James McNeill Whistler, a 19th century American painter, is the only American artist who Frick liked – and bought. He painted mostly people, individuals, full length rather than portraits, and four of these are in this collection. He’s best known for “Whistler’s Mother,” one of those paintings that almost everyone has seen a picture of. But it’s not in America – it’s in Paris’ huge Musee d’Orsay, where I was startled to come across it years ago. There is one other American painting here, a Gilbert Stuart painting of George Washington. Stuart painted Washington from life three times, and then made a lot of money by painting copies of those paintings and selling them. This is one such copy. The audio guide makes sure to remind you that Frick doubtlessly bought this for the subject matter rather than its aesthetic quality.

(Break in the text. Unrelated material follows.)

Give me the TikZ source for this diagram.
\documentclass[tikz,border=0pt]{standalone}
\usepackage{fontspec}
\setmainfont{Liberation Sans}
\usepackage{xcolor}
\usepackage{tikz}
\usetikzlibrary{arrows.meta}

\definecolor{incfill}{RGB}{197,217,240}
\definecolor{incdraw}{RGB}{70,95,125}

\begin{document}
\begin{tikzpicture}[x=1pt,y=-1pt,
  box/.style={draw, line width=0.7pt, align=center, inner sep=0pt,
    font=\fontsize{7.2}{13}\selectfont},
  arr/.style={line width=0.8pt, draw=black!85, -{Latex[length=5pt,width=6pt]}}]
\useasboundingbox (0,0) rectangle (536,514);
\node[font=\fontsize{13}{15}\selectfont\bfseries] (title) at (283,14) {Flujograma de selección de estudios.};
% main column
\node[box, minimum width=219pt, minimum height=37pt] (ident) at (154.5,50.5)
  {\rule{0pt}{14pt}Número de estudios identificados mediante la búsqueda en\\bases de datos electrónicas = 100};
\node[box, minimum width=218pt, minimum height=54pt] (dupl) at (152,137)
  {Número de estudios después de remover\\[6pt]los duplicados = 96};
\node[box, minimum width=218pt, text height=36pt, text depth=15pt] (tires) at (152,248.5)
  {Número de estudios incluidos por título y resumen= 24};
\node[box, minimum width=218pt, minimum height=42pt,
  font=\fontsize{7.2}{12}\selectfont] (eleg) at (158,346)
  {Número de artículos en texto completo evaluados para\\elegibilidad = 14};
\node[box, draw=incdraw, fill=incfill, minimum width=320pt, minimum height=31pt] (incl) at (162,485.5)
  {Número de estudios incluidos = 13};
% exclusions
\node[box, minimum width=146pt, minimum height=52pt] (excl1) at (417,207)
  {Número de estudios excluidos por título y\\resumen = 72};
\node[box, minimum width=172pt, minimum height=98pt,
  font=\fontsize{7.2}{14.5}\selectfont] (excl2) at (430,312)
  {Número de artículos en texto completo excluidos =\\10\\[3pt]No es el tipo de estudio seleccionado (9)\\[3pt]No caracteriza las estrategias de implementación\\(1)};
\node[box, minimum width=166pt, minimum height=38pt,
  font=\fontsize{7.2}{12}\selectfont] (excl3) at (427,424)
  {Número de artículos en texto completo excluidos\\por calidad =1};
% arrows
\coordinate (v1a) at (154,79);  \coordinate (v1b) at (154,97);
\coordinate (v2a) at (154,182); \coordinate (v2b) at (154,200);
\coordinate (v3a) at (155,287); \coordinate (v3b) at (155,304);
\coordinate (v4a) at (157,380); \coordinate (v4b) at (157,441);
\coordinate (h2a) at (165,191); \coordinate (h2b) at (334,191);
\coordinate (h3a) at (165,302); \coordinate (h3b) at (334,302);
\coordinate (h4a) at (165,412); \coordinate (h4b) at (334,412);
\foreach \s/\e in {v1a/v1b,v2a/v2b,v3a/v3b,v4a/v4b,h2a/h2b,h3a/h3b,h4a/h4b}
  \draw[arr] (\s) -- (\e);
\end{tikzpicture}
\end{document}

We left just before it closed – unfortunately, 5:00 PM on Sundays – and headed back to LaGuardia. It was just too cold to go wandering around. I knew there would be a lot of time to kill at the airport. We stopped again at Au Bon Pain. They sell bowls of hot soup, and excellent rolls for a dollar. with butter and jam thrown in. The flight back to Ft. Lauderdale was uneventful. We checked in at the desk to make sure we’d be seated together, and I actually slept. My wife drove home – I stayed at the terminal to catch an early flight to Atlanta in the morning. Strictly a family trip.

I have made an interesting air travel discovery. Almost everyone has assumed, as I had, that the only way to bring your own liquor on board now is to take an international flight and buy it duty free in the security area. And who wants to open a full bottle on a plane? Not so! It had occurred to me that the TSA policy allowing bottles of liquid of 3 ounces or less within a quart sized ziplock-type plastic bag might also apply to those little airline size bottles of booze, that usually cost $1 or so in a liquor store and $4 or more on board. I called TSA to ask. No problem. OK to bring more than one? Bring as many as you like. OK if they’re glass? No problem. I brought several back from Atlanta and enjoyed – discretely – two of them on board. No problem!

Our next Sunday day trip to NY is scheduled for May 10.